Extracted entries:

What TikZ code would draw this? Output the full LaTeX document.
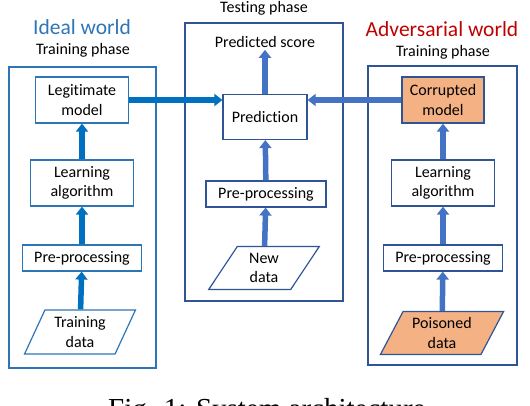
\documentclass[tikz,border=0pt]{standalone}
\usepackage{fontspec}
\setmainfont{Carlito}[Ligatures=NoCommon]
\newfontfamily\captionfont{Liberation Serif}
\usetikzlibrary{shapes.geometric, arrows.meta, positioning, calc}
\definecolor{ideal_blue}{RGB}{46, 117, 182}
\definecolor{flow_blue}{RGB}{0, 112, 192}
\definecolor{dark_blue}{RGB}{47, 85, 151}
\definecolor{mid_blue}{RGB}{68, 114, 196}
\definecolor{adv_red}{RGB}{192, 0, 0}
\definecolor{poison_orange}{RGB}{244, 177, 131}

\begin{document}
\begin{tikzpicture}[
        x=1pt, y=-1pt,
        font=\fontsize{16}{19.5}\selectfont,
        every node/.style={inner sep=2pt},
        block/.style={draw=ideal_blue, line width=1.2pt, align=center, fill=white},
        datablock/.style={trapezium, trapezium stretches=true, trapezium left angle=#1,
            trapezium right angle=180-#1, draw=ideal_blue, line width=1.2pt, align=center, fill=white},
        frame/.style={draw=ideal_blue, line width=1.8pt},
        flow/.style={line width=5.5pt, flow_blue, -{Triangle[width=12pt, length=8pt]}},
        title/.style={font=\fontsize{21.5}{23}\selectfont}
    ]
        \useasboundingbox (0, 0) rectangle (530, 406);

        % -------- Cornici --------
        \draw[frame] (9, 67) rectangle (156, 368);
        \draw[frame, dark_blue] (185, 23) rectangle (343, 301);
        \draw[frame, dark_blue] (368, 66) rectangle (517, 365);

        % -------- Titoli --------
        \node[title, ideal_blue] (ideal) at (82, 27) {Ideal world};
        \node (trainl) at (83, 50) {Training phase};
        \node (test) at (264, 8) {Testing phase};
        \node[title, adv_red] (adv) at (442, 29) {Adversarial world};
        \node (trainr) at (443, 52) {Training phase};

        % -------- Mondo ideale --------
        \node[block, minimum width=93, minimum height=46] (legit) at (82, 100) {Legitimate\\model};
        \node[block, minimum width=103, minimum height=46] (learnl) at (82, 183) {Learning\\algorithm};
        \node[block, minimum width=119, minimum height=26] (prel) at (82, 258) {Pre-processing};
        \node[datablock=65, minimum width=111, minimum height=44] (tdata) at (80, 332) {Training\\data};

        \draw[flow] (tdata) -- (prel);
        \draw[flow] (prel) -- (learnl);
        \draw[flow] (learnl) -- (legit);

        % -------- Fase di test --------
        \node (score) at (265, 42) {Predicted score};
        \node[block, draw=dark_blue, minimum width=84, minimum height=45] (pred) at (265, 117) {Prediction};
        \node[block, draw=dark_blue, minimum width=120, minimum height=26] (prec) at (266, 194) {Pre-processing};
        \node[datablock=62, draw=dark_blue, minimum width=111, minimum height=43] (ndata) at (264, 268) {New\\data};

        \draw[flow, mid_blue] (ndata) -- (prec);
        \draw[flow, mid_blue] (prec) -- (pred);
        \draw[flow, mid_blue] (pred) -- (score);

        % -------- Mondo avversario --------
        \node[block, draw=dark_blue, fill=poison_orange, minimum width=82, minimum height=46] (corr) at (443, 100) {Corrupted\\model};
        \node[block, draw=dark_blue, minimum width=103, minimum height=46] (learnr) at (443, 183) {Learning\\algorithm};
        \node[block, draw=dark_blue, minimum width=119, minimum height=26] (prer) at (443, 258) {Pre-processing};
        \node[datablock=62, draw=dark_blue, fill=poison_orange, minimum width=124, minimum height=43] (pdata) at (442, 333) {Poisoned\\data};

        \draw[flow, mid_blue] (pdata) -- (prer);
        \draw[flow, mid_blue] (prer) -- (learnr);
        \draw[flow, mid_blue] (learnr) -- (corr);

        % -------- Modelli verso la predizione --------
        \draw[flow] (legit.east) -- (legit.east -| pred.west);
        \draw[flow, mid_blue] (corr.west) -- (corr.west -| pred.east);

        % -------- Didascalia --------
        \node[anchor=base west, inner sep=0, font=\captionfont\fontsize{29}{29}\selectfont] (cap) at (108, 418) {Fig. 1: System architecture};

    \end{tikzpicture}
\end{document}
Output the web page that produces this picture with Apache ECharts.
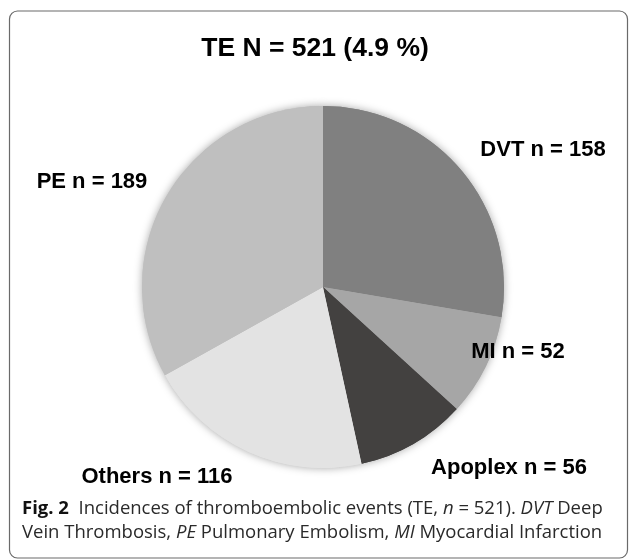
<!DOCTYPE html>
<html>
<head>
<meta charset="utf-8">
<script src="https://cdn.jsdelivr.net/npm/echarts@6/dist/echarts.min.js"></script>
<style>html,body{margin:0;padding:0;background:#fff;}#c{width:630px;height:559px;}</style>
</head>
<body>
<div id="c"></div>
<script>
var categories = ['DVT', 'MI', 'Apoplex', 'Others', 'PE'];
var counts = [158, 52, 56, 116, 189];
var sliceColors = ['#808080', '#a6a6a6', '#434140', '#e3e3e3', '#bfbfbf'];
var titleText = 'TE N = 521 (4.9 %)';

var labelPos = {
  0: [543, 150],
  1: [518, 352],
  2: [509, 468],
  3: [157, 477],
  4: [92, 182]
};

var data = categories.map(function (c, i) {
  return { name: c, value: counts[i], itemStyle: { color: sliceColors[i] } };
});

var cap = { fontFamily: 'Open Sans', fontSize: 18.5, lineHeight: 24, fill: '#2a2a2a' };
function sty(extra) { var o = {}; for (var k in cap) o[k] = cap[k]; for (var k2 in extra) o[k2] = extra[k2]; return o; }

var chart = echarts.init(document.getElementById('c'), null, { renderer: 'canvas' });
chart.setOption({
  backgroundColor: '#ffffff',
  animation: false,
  title: {
    text: titleText,
    left: 'center',
    top: 30,
    textStyle: { fontFamily: 'Liberation Sans', fontWeight: 'bold', fontSize: 26.5, color: '#000' }
  },
  graphic: [
    {
      type: 'rect', z: -10,
      shape: { x: 9.5, y: 11, width: 618, height: 547, r: 8 },
      style: { fill: 'none', stroke: '#6a6a6a', lineWidth: 1.2 }
    },
    {
      type: 'text',
      left: 22, top: 499,
      style: {
        text: '{b|Fig. 2}  {n|Incidences of thromboembolic events (TE, }{i|n}{n| = 521). }{i|DVT}{n| Deep}\n{n|Vein Thrombosis, }{i|PE}{n| Pulmonary Embolism, }{i|MI}{n| Myocardial Infarction}',
        rich: {
          b: sty({ fontWeight: 'bold', fill: '#111' }),
          n: sty({}),
          i: sty({ fontStyle: 'italic' })
        },
        font: '18.5px "Open Sans"'
      }
    }
  ],
  series: [
    {
      type: 'pie', silent: true, z: 1,
      center: [323, 287], radius: 181, startAngle: 90, clockwise: true,
      label: { show: false }, labelLine: { show: false },
      itemStyle: { shadowBlur: 8, shadowColor: 'rgba(0,0,0,0.35)' },
      data: data
    },
    {
      type: 'pie', z: 2,
      center: [323, 287], radius: 181, startAngle: 90, clockwise: true,
      itemStyle: { borderWidth: 0 },
      label: {
        show: true, position: 'outside', overflow: 'none',
        formatter: '{b} n = {c}',
        fontFamily: 'Liberation Sans', fontWeight: 'bold', fontSize: 22, color: '#000'
      },
      labelLine: { show: false },
      labelLayout: function (p) {
        var pos = labelPos[p.dataIndex];
        return { x: pos[0], y: pos[1], align: 'center', verticalAlign: 'middle', width: 250 };
      },
      data: data
    }
  ]
});
</script>
</body>
</html>
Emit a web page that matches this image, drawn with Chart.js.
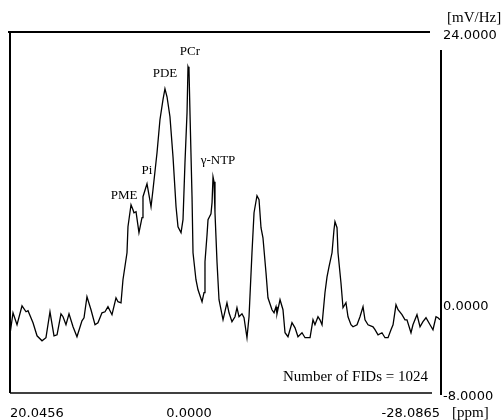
<!DOCTYPE html>
<html><head><meta charset="utf-8">
<script src="https://cdn.jsdelivr.net/npm/chart.js@4.4.1/dist/chart.umd.min.js"></script>
<style>html,body{margin:0;padding:0;background:#fff;}canvas{display:block}</style>
</head><body>
<canvas id="c" width="502" height="420"></canvas>
<script>
// Chemical shift (ppm) of each sampled point of the 31P spectrum
const ppm = [20.05,19.93,19.71,19.26,18.70,18.25,18.03,17.47,17.02,16.46,16.02,15.57,15.12,14.78,14.34,14.11,13.78,13.44,12.99,12.55,
  11.99,11.76,11.43,10.98,10.53,10.20,9.75,9.41,9.08,8.63,8.18,7.96,7.62,7.40,6.95,6.84,6.50,6.28,6.17,5.94,
  5.61,5.27,5.16,4.71,4.49,4.26,4.04,3.59,3.26,2.92,2.70,2.47,2.14,1.80,1.46,1.24,0.90,0.68,0.46,0.23,
  0.12,0.01,-0.10,-0.33,-0.44,-0.77,-1.00,-1.45,-1.67,-1.78,-2.01,-2.12,-2.45,-2.57,-2.68,-2.79,-2.90,-3.13,-3.35,-3.80,
  -4.24,-4.47,-4.80,-5.14,-5.36,-5.59,-5.92,-6.15,-6.48,-6.71,-7.04,-7.27,-7.60,-7.83,-8.05,-8.27,-8.61,-8.83,-9.28,-9.51,
  -9.73,-9.84,-10.18,-10.51,-10.74,-11.07,-11.52,-11.86,-12.19,-12.64,-12.98,-13.54,-13.87,-14.09,-14.43,-14.65,-14.88,-15.21,-15.44,-15.66,
  -16.00,-16.22,-16.33,-16.56,-16.67,-17.00,-17.23,-17.56,-17.79,-18.12,-18.35,-18.80,-19.13,-19.47,-19.69,-20.03,-20.59,-20.81,-21.15,-21.59,
  -21.93,-22.27,-22.60,-22.83,-23.16,-23.39,-23.83,-24.17,-24.39,-24.84,-25.06,-25.51,-25.85,-26.18,-26.52,-26.97,-27.30,-27.64,-27.86,-28.09];
// Signal intensity (mV/Hz)
const signal = [-1.51,-2.13,-0.89,-1.95,-0.27,-0.80,-0.71,-1.77,-2.93,-3.37,-3.10,-0.80,-2.93,-2.84,-0.98,-1.24,-1.95,-0.98,-2.13,-3.01,
  -1.60,-1.33,0.53,-0.62,-1.95,-1.77,-0.89,-0.80,-0.35,-1.06,0.44,0.09,0.00,2.04,4.43,6.74,8.69,8.24,7.98,8.07,
  6.21,7.54,9.40,10.55,9.57,8.51,10.02,13.30,16.22,18.00,18.97,18.26,16.49,12.94,8.51,6.74,6.21,7.36,12.41,16.84,
  20.92,20.66,16.84,9.40,4.43,2.04,1.15,0.09,0.89,3.63,6.03,7.36,7.89,8.87,11.17,10.73,7.98,3.55,0.27,-1.51,
  0.00,-0.89,-1.68,-1.24,-0.44,-1.24,-0.98,-1.33,-3.10,-1.24,4.43,7.98,9.49,9.13,6.65,5.76,2.66,0.44,-0.62,-0.89,
  -0.35,-0.98,0.27,-0.62,-2.66,-3.01,-1.77,-2.22,-3.01,-2.66,-3.10,-3.10,-1.51,-1.95,-1.24,-1.51,-1.95,0.89,2.30,3.19,
  4.43,6.47,7.18,6.65,4.43,1.77,-0.44,0.00,-1.24,-1.95,-2.13,-1.95,-1.24,-0.35,-1.51,-1.95,-2.13,-2.39,-2.84,-2.66,
  -3.10,-3.10,-2.39,-1.95,-0.18,-0.62,-1.06,-1.51,-1.51,-2.66,-1.95,-1.06,-2.13,-1.68,-1.33,-1.95,-2.39,-1.24,-1.33,-1.51];

const xTickValues = [20.0456, 0, -28.0865];
const xTickLabels = ['20.0456', '0.0000', '-28.0865'];
const yTickValues = [-8, 0, 24];
const yTickLabels = ['-8.0000', '0.0000', '24.0000'];

const peakNames = ['PME', 'Pi', 'PDE', 'PCr', 'γ-NTP'];
const peakLabelPpm = [7.28, 4.71, 2.70, -0.10, -3.24];
const peakLabelValue = [9.49, 11.70, 20.30, 22.25, 12.59];

const xUnit = '[ppm]';
const yUnit = '[mV/Hz]';
const noteText = 'Number of FIDs = 1024';

const SERIF = '"Liberation Serif", "DejaVu Serif", serif';
const SANS = '"DejaVu Sans", sans-serif';

const decorPlugin = {
  id: 'decor',
  afterDraw(chart) {
    const ctx = chart.ctx;
    const a = chart.chartArea;
    const xs = chart.scales.x, ys = chart.scales.y;
    ctx.save();
    ctx.strokeStyle = '#000';
    ctx.lineCap = 'butt';
    // frame
    ctx.lineWidth = 2;
    ctx.beginPath(); ctx.moveTo(a.left - 2, a.top); ctx.lineTo(a.right - 10, a.top); ctx.stroke();
    ctx.beginPath(); ctx.moveTo(a.left, a.top); ctx.lineTo(a.left, a.bottom); ctx.stroke();
    ctx.lineWidth = 1.5;
    ctx.beginPath(); ctx.moveTo(a.left, a.bottom); ctx.lineTo(a.right - 8, a.bottom); ctx.stroke();
    ctx.lineWidth = 2;
    ctx.beginPath(); ctx.moveTo(a.right + 1, a.top + 18); ctx.lineTo(a.right + 1, a.bottom + 2); ctx.stroke();
    // texts
    ctx.fillStyle = '#000';
    ctx.font = '15px ' + SERIF;
    ctx.textBaseline = 'middle';
    ctx.textAlign = 'left';
    ctx.fillText(yUnit, a.right + 7, 18);
    ctx.fillText(xUnit, a.right + 12, 413);
    ctx.textAlign = 'right';
    ctx.fillText(noteText, a.right - 12, a.bottom - 16);
    ctx.font = '13px ' + SERIF;
    ctx.textAlign = 'center';
    for (let i = 0; i < peakNames.length; i++) {
      ctx.fillText(peakNames[i], xs.getPixelForValue(peakLabelPpm[i]), ys.getPixelForValue(peakLabelValue[i]));
    }
    ctx.restore();
  }
};

new Chart(document.getElementById('c'), {
  type: 'line',
  data: {
    datasets: [{
      data: ppm.map((x, i) => ({ x: x, y: signal[i] })),
      borderColor: '#000',
      borderWidth: 1.3,
      pointRadius: 0,
      tension: 0,
      fill: false
    }]
  },
  options: {
    responsive: false,
    animation: false,
    devicePixelRatio: 1,
    layout: { padding: { left: 10, top: 32, right: 0, bottom: 0 } },
    plugins: { legend: { display: false }, tooltip: { enabled: false } },
    scales: {
      x: {
        type: 'linear', reverse: true, min: -28.0865, max: 20.0456,
        afterBuildTicks: s => { s.ticks = xTickValues.slice().sort((p, q) => p - q).map(v => ({ value: v })); },
        afterFit: s => { s.height = 27; },
        ticks: {
          autoSkip: false, maxRotation: 0, minRotation: 0, align: 'inner', padding: 13,
          color: '#000', font: { family: SANS, size: 13 },
          callback: v => xTickLabels[xTickValues.indexOf(v)]
        },
        grid: { display: false, drawTicks: false },
        border: { display: false }
      },
      y: {
        position: 'right', min: -8, max: 24,
        afterBuildTicks: s => { s.ticks = yTickValues.slice().sort((p, q) => p - q).map(v => ({ value: v })); },
        afterFit: s => { s.width = 62; },
        ticks: {
          padding: 3, labelOffset: 4,
          color: '#000', font: { family: SANS, size: 13 },
          callback: v => yTickLabels[yTickValues.indexOf(v)]
        },
        grid: { display: false, drawTicks: false },
        border: { display: false }
      }
    }
  },
  plugins: [decorPlugin]
});
</script>
</body></html>
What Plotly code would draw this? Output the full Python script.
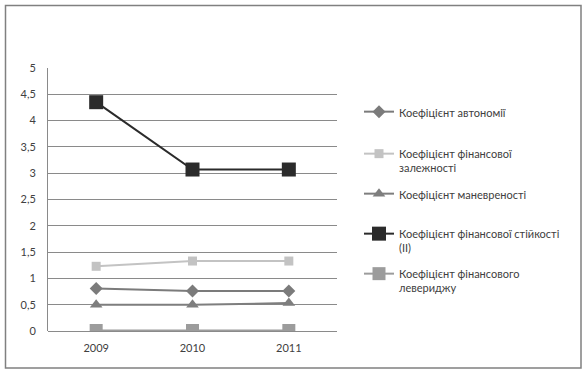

Aim of the task:
Only lines belong in the copy: transcribe those from the start of the data through the line that contains "rectangle (517, 365);", and skip the pictures.

Exercise solution:
What TikZ code would draw this? Output the full LaTeX document.
\documentclass[tikz,border=0pt]{standalone}
\usepackage{fontspec}
\setmainfont{Carlito}[Ligatures=NoCommon]
\newfontfamily\captionfont{Liberation Serif}
\usetikzlibrary{shapes.geometric, arrows.meta, positioning, calc}
\definecolor{ideal_blue}{RGB}{46, 117, 182}
\definecolor{flow_blue}{RGB}{0, 112, 192}
\definecolor{dark_blue}{RGB}{47, 85, 151}
\definecolor{mid_blue}{RGB}{68, 114, 196}
\definecolor{adv_red}{RGB}{192, 0, 0}
\definecolor{poison_orange}{RGB}{244, 177, 131}

\begin{document}
\begin{tikzpicture}[
        x=1pt, y=-1pt,
        font=\fontsize{16}{19.5}\selectfont,
        every node/.style={inner sep=2pt},
        block/.style={draw=ideal_blue, line width=1.2pt, align=center, fill=white},
        datablock/.style={trapezium, trapezium stretches=true, trapezium left angle=#1,
            trapezium right angle=180-#1, draw=ideal_blue, line width=1.2pt, align=center, fill=white},
        frame/.style={draw=ideal_blue, line width=1.8pt},
        flow/.style={line width=5.5pt, flow_blue, -{Triangle[width=12pt, length=8pt]}},
        title/.style={font=\fontsize{21.5}{23}\selectfont}
    ]
        \useasboundingbox (0, 0) rectangle (530, 406);

        % -------- Cornici --------
        \draw[frame] (9, 67) rectangle (156, 368);
        \draw[frame, dark_blue] (185, 23) rectangle (343, 301);
        \draw[frame, dark_blue] (368, 66) rectangle (517, 365);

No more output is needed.